Eccentric farmers can kiss privacy goodbye

Filed under: Animals by Branko Collin @ 9:29 am

calves-orangemasterIn a fascinating article by anthropologist Lizzy van Leeuwen in De Groene Amsterdammer last month, she describes how farmers’ association LTO, together with the Dutch government, has set up a system for detecting and dealing with early warning signs of the mistreatment of farm animals.

A database kept by Vetrouwensloket Welzijn Landbouwhuisdieren (the confidential office for the well-being of farm animals) tracks symptoms such as excess deaths and diseases, hurt and crippled animals, parasites, poor development of young animals, and so on.

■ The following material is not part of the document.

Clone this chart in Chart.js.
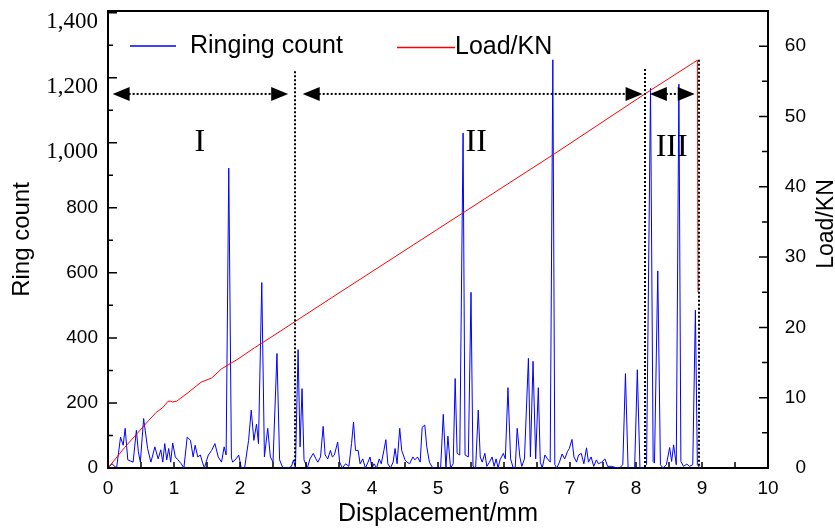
<!DOCTYPE html>
<html>
<head>
<meta charset="utf-8">
<script src="https://cdn.jsdelivr.net/npm/chart.js@4.4.1/dist/chart.umd.min.js"></script>
<style>
  body { margin: 0; background: #fff; }
</style>
</head>
<body>
<canvas id="aeChart" width="835" height="532"></canvas>
<script>
// ringing count vs displacement (mm)
const displacement = [
  0, 0.06, 0.13, 0.19, 0.23, 0.26, 0.30, 0.38, 0.43, 0.46, 0.49, 0.54, 0.60, 0.65, 0.71, 0.76, 0.80, 0.83, 0.86, 0.89,
  0.92, 0.95, 0.98, 1.02, 1.06, 1.11, 1.15, 1.20, 1.25, 1.29, 1.32, 1.36, 1.40, 1.43, 1.46, 1.52, 1.57, 1.62, 1.67, 1.72,
  1.76, 1.79, 1.83, 1.87, 1.89, 1.94, 1.98, 2.02, 2.07, 2.13, 2.17, 2.21, 2.25, 2.28, 2.33, 2.37, 2.42, 2.46, 2.50, 2.56,
  2.60, 2.65, 2.73, 2.78, 2.81, 2.84, 2.88, 2.91, 2.94, 2.97, 3.02, 3.06, 3.11, 3.15, 3.18, 3.22, 3.26, 3.29, 3.33, 3.37,
  3.40, 3.43, 3.48, 3.51, 3.55, 3.60, 3.65, 3.69, 3.72, 3.75, 3.79, 3.82, 3.86, 3.90, 3.94, 3.97, 4.00, 4.03, 4.07, 4.11,
  4.14, 4.18, 4.21, 4.24, 4.28, 4.32, 4.35, 4.38, 4.42, 4.45, 4.50, 4.53, 4.57, 4.62, 4.65, 4.69, 4.73, 4.76, 4.80, 4.83,
  4.87, 4.92, 5.00, 5.04, 5.08, 5.12, 5.15, 5.19, 5.23, 5.26, 5.29, 5.33, 5.38, 5.41, 5.46, 5.50, 5.53, 5.57, 5.61, 5.64,
  5.67, 5.71, 5.74, 5.78, 5.82, 5.85, 5.88, 5.91, 5.94, 5.99, 6.02, 6.06, 6.10, 6.14, 6.17, 6.20, 6.24, 6.27, 6.31, 6.37,
  6.40, 6.44, 6.48, 6.52, 6.55, 6.58, 6.62, 6.66, 6.70, 6.74, 6.77, 6.80, 6.84, 6.88, 6.92, 6.96, 6.99, 7.03, 7.06, 7.10,
  7.13, 7.17, 7.21, 7.25, 7.28, 7.32, 7.36, 7.40, 7.43, 7.48, 7.53, 7.57, 7.63, 7.68, 7.75, 7.80, 7.84, 7.88, 7.96, 7.98,
  8.02, 8.06, 8.11, 8.16, 8.22, 8.26, 8.28, 8.33, 8.37, 8.41, 8.46, 8.51, 8.54, 8.57, 8.61, 8.65, 8.68, 8.72, 8.77, 8.81,
  8.86, 8.90, 8.93, 8.97
];
const ringCount = [
  0, 13, 0, 95, 70, 122, 25, 18, 116, 50, 18, 152, 60, 18, 65, 28, 56, 18, 75, 25,
  60, 18, 77, 34, 25, 13, 0, 95, 85, 34, 70, 34, 40, 18, 0, 40, 54, 75, 34, 18,
  65, 40, 922, 30, 18, 28, 40, 0, 0, 85, 178, 85, 135, 75, 570, 34, 122, 34, 18, 352,
  25, 0, 0, 5, 25, 0, 364, 65, 244, 25, 0, 28, 45, 28, 18, 34, 128, 40, 28, 54,
  34, 40, 80, 18, 0, 13, 5, 75, 141, 54, 54, 13, 28, 0, 18, 34, 0, 13, 0, 28,
  13, 54, 87, 13, 0, 18, 60, 13, 122, 54, 25, 18, 13, 34, 25, 34, 18, 125, 132, 65,
  18, 0, 0, 0, 165, 0, 98, 0, 13, 275, 45, 40, 1030, 40, 34, 540, 5, 0, 178, 34,
  18, 45, 5, 18, 34, 5, 28, 0, 25, 45, 28, 247, 28, 0, 0, 122, 34, 5, 28, 337,
  34, 328, 28, 247, 18, 0, 40, 28, 18, 1255, 10, 0, 18, 43, 28, 50, 60, 88, 34, 18,
  40, 45, 13, 62, 18, 34, 5, 25, 13, 18, 28, 5, 5, 2, 0, 10, 290, 0, 0, 5,
  302, 0, 0, 10, 1168, 20, 15, 606, 10, 0, 10, 63, 20, 71, 10, 1180, 20, 5, 12, 5,
  10, 485, 10, 0
];
// load (KN) vs displacement (mm)
const loadDisp = [0, 0.25, 0.45, 0.61, 0.73, 0.83, 0.91, 0.95, 0.98, 1.04, 1.21, 1.41, 1.57, 1.72, 1.97, 2.22, 2.47, 3.5, 5.0, 6.75, 8.15, 8.93, 8.94];
const loadKN = [0, 2.9, 5.0, 6.7, 7.9, 8.6, 9.5, 9.5, 9.4, 9.5, 10.7, 12.2, 12.8, 14.1, 15.5, 17.1, 18.6, 24.9, 34.0, 44.6, 53.3, 58.0, 25.0];

const dispTicks = [0, 1, 2, 3, 4, 5, 6, 7, 8, 9, 10];
const countTicks = [0, 200, 400, 600, 800, 1000, 1200, 1400];
const loadTicks = [0, 10, 20, 30, 40, 50, 60];

// stage marks (mm / ring count units)
const stageDividers = [2.84, 8.14, 8.95];
const dividerTops = [1220, 1227, 1255];
const stageArrows = [[0.07, 2.73], [2.95, 8.10], [8.21, 8.89]];
const arrowLevel = 1150;
const stageNames = ['I', 'II', 'III'];
const stageNameX = [1.39, 5.58, 8.54];
const stageNameY = [999, 999, 986];

const SANS = '"Liberation Sans", Arial, sans-serif';
const SERIF = '"Liberation Serif", "Times New Roman", serif';

const noPad = (s) => { s.paddingTop = 0; s.paddingBottom = 0; s.paddingLeft = 0; s.paddingRight = 0; };

const decor = {
  id: 'decor',
  afterDraw(chart) {
    const { ctx, chartArea: a, scales: { x, y, y2 } } = chart;
    ctx.save();
    ctx.strokeStyle = '#000';
    ctx.fillStyle = '#000';

    // top frame line
    ctx.lineWidth = 2;
    ctx.beginPath();
    ctx.moveTo(a.left - 1, a.top);
    ctx.lineTo(a.right + 1, a.top);
    ctx.stroke();

    // inward ticks
    ctx.lineWidth = 1.5;
    ctx.beginPath();
    for (let v = 0; v <= 1400; v += 100) {
      const py = y.getPixelForValue(v);
      ctx.moveTo(a.left, py);
      ctx.lineTo(a.left + (v % 200 ? 5 : 9), py);
    }
    for (let v = 0; v <= 60; v += 5) {
      const py = y2.getPixelForValue(v);
      ctx.moveTo(a.right, py);
      ctx.lineTo(a.right - (v % 10 ? 6 : 9), py);
    }
    for (let v = 0; v <= 10; v += 0.5) {
      const px = x.getPixelForValue(v);
      ctx.moveTo(px, a.bottom);
      ctx.lineTo(px, a.bottom - 6);
    }
    ctx.stroke();

    // dotted stage dividers
    ctx.lineWidth = 2;
    ctx.setLineDash([2, 2]);
    ctx.beginPath();
    stageDividers.forEach((d, i) => {
      const px = Math.round(x.getPixelForValue(d));
      ctx.moveTo(px, y.getPixelForValue(dividerTops[i]));
      ctx.lineTo(px, a.bottom);
    });
    ctx.stroke();

    // dotted double arrows
    const ay = y.getPixelForValue(arrowLevel);
    stageArrows.forEach(([from, to]) => {
      const x1 = x.getPixelForValue(from);
      const x2 = x.getPixelForValue(to);
      ctx.setLineDash([2, 2]);
      ctx.beginPath();
      ctx.moveTo(x1 + 16, ay);
      ctx.lineTo(x2 - 16, ay);
      ctx.stroke();
      ctx.setLineDash([]);
      ctx.beginPath();
      ctx.moveTo(x1, ay);
      ctx.lineTo(x1 + 17, ay - 7);
      ctx.lineTo(x1 + 17, ay + 7);
      ctx.closePath();
      ctx.moveTo(x2, ay);
      ctx.lineTo(x2 - 17, ay - 7);
      ctx.lineTo(x2 - 17, ay + 7);
      ctx.closePath();
      ctx.fill();
    });

    // stage names
    ctx.font = '32px ' + SERIF;
    ctx.textAlign = 'center';
    ctx.textBaseline = 'middle';
    stageNames.forEach((n, i) => {
      ctx.fillText(n, x.getPixelForValue(stageNameX[i]), y.getPixelForValue(stageNameY[i]));
    });

    // legend
    ctx.setLineDash([]);
    ctx.lineWidth = 1.5;
    ctx.strokeStyle = chart.data.datasets[0].borderColor;
    ctx.beginPath();
    ctx.moveTo(130, 46);
    ctx.lineTo(176, 46);
    ctx.stroke();
    ctx.strokeStyle = chart.data.datasets[1].borderColor;
    ctx.beginPath();
    ctx.moveTo(397, 47.5);
    ctx.lineTo(455, 47.5);
    ctx.stroke();
    ctx.font = '25px ' + SANS;
    ctx.textAlign = 'left';
    ctx.fillText(chart.data.datasets[0].label, 190, 46);
    ctx.fillText(chart.data.datasets[1].label, 455, 47);

    // right axis title, reading bottom to top
    ctx.font = '23px ' + SANS;
    ctx.textAlign = 'center';
    ctx.textBaseline = 'alphabetic';
    ctx.translate(833, 224);
    ctx.rotate(-Math.PI / 2);
    ctx.fillText('Load/KN', 0, 0);
    ctx.restore();
  }
};

const ctx = document.getElementById('aeChart').getContext('2d');

new Chart(ctx, {
  type: 'line',
  data: {
    datasets: [
      {
        label: 'Ringing count',
        data: displacement.map((d, i) => ({ x: d, y: ringCount[i] })),
        borderColor: '#0000ff',
        borderWidth: 1,
        pointRadius: 0,
        yAxisID: 'y',
        order: 1,
      },
      {
        label: 'Load/KN',
        data: loadDisp.map((d, i) => ({ x: d, y: loadKN[i] })),
        borderColor: '#ff0000',
        borderWidth: 1,
        pointRadius: 0,
        yAxisID: 'y2',
        order: 0,
      },
    ],
  },
  options: {
    responsive: false,
    animation: false,
    layout: { padding: { top: 11, right: 29, left: 0, bottom: 0 } },
    plugins: {
      legend: { display: false },
      tooltip: { enabled: false },
    },
    scales: {
      x: {
        type: 'linear',
        min: 0,
        max: 10,
        afterBuildTicks: (s) => { s.ticks = dispTicks.map((v) => ({ value: v })); },
        afterFit: (s) => { s.height = 64; noPad(s); },
        ticks: { color: '#000', font: { family: SANS, size: 19 }, padding: 9, autoSkip: false, maxRotation: 0 },
        grid: { drawOnChartArea: false, drawTicks: false },
        border: { color: '#000', width: 2 },
        title: {
          display: true,
          text: 'Displacement/mm',
          color: '#000',
          font: { family: SANS, size: 25 },
          padding: { top: 0, bottom: 3 },
        },
      },
      y: {
        position: 'left',
        min: 0,
        max: 1405,
        afterBuildTicks: (s) => { s.ticks = countTicks.map((v) => ({ value: v })); },
        afterFit: (s) => { s.width = 108; noPad(s); },
        ticks: {
          color: '#000',
          padding: 10,
          callback: (v) => (v >= 1000 ? ['', v.toLocaleString('en-US')] : String(v)),
          font: (c) => (c.tick && c.tick.value >= 1000
            ? { family: SERIF, size: 23, lineHeight: 0.78 }
            : { family: SANS, size: 19 }),
        },
        grid: { drawOnChartArea: false, drawTicks: false },
        border: { color: '#000', width: 2 },
        title: {
          display: true,
          text: 'Ring count',
          color: '#000',
          font: { family: SANS, size: 24 },
          padding: { top: 8, bottom: 0 },
        },
      },
      y2: {
        position: 'right',
        min: 0,
        max: 65,
        afterBuildTicks: (s) => { s.ticks = loadTicks.map((v) => ({ value: v })); },
        afterFit: (s) => { s.width = 38; noPad(s); },
        ticks: { color: '#000', font: { family: SANS, size: 19 }, crossAlign: 'far' },
        grid: { drawOnChartArea: false, drawTicks: false },
        border: { color: '#000', width: 2 },
      },
    },
  },
  plugins: [decor],
});
</script>
</body>
</html>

Nobody could object to such a system, but the database also registers information about the farmers themselves based on the idea that unhappy farmers make unhappy farm animals. This information includes attendance at meetings and the number of friendships a farmer maintains. Do farmers stop answering their phones and do their relationships fail? It is all registered.

If the signals reach a certain danger level, a team is sent to the farmers in question to try and help them get back on track. Magazine Veeteelt ran a headline in 2010 that aptly describes the duality of this approach: “Animal neglect can happen to anyone. [This system] prevents a negative image of the industry.”

The result is that some farmers—the loners, the ‘known’ problem cases—are pushed into extreme transparency through a finely mazed network of ‘reporters’ or ‘snitches’, depending on who you talk to. These are often the ‘erfbetreders’, a Dutch word I did not know until yesterday meaning ‘those who walk onto the farmyard’—the people who have to be on the farm for business and who rat out the farmer on the side.

Van Leeuwen’s four page article goes into incredible detail on how farmers are viewed by the general public. She hypothesizes that the Dutch have lost contact with farming world. Between 1947 and 1990 the percentage of people working in agriculture dropped from 20% to 4%. The general public are now in the habit of seeing farmers through isolated incidents, such as the 2011 tragedy in which a farmer from Brummen, Gelderland killed about 100 cows with a tractor and then killed himself. Van Leeuwen speaks of “a trend of viewing farmers as professional animal abusers”.

The result is that farmers have not just become an out-group, but in order to close the ranks they have decided to nip rare and extreme cases of animal abuse in the bud by creating their own out-group of lonely and eccentric farmers. Ironically, this does not seem to apply to factory farming, a practice to which pretty much everybody turns a blind eye.

Van Leeuwen’s article, “De weg van alle vlees—dierverwaarlozing op de boerderij“, is available on the web (in Dutch), but unfortunately behind a pay wall.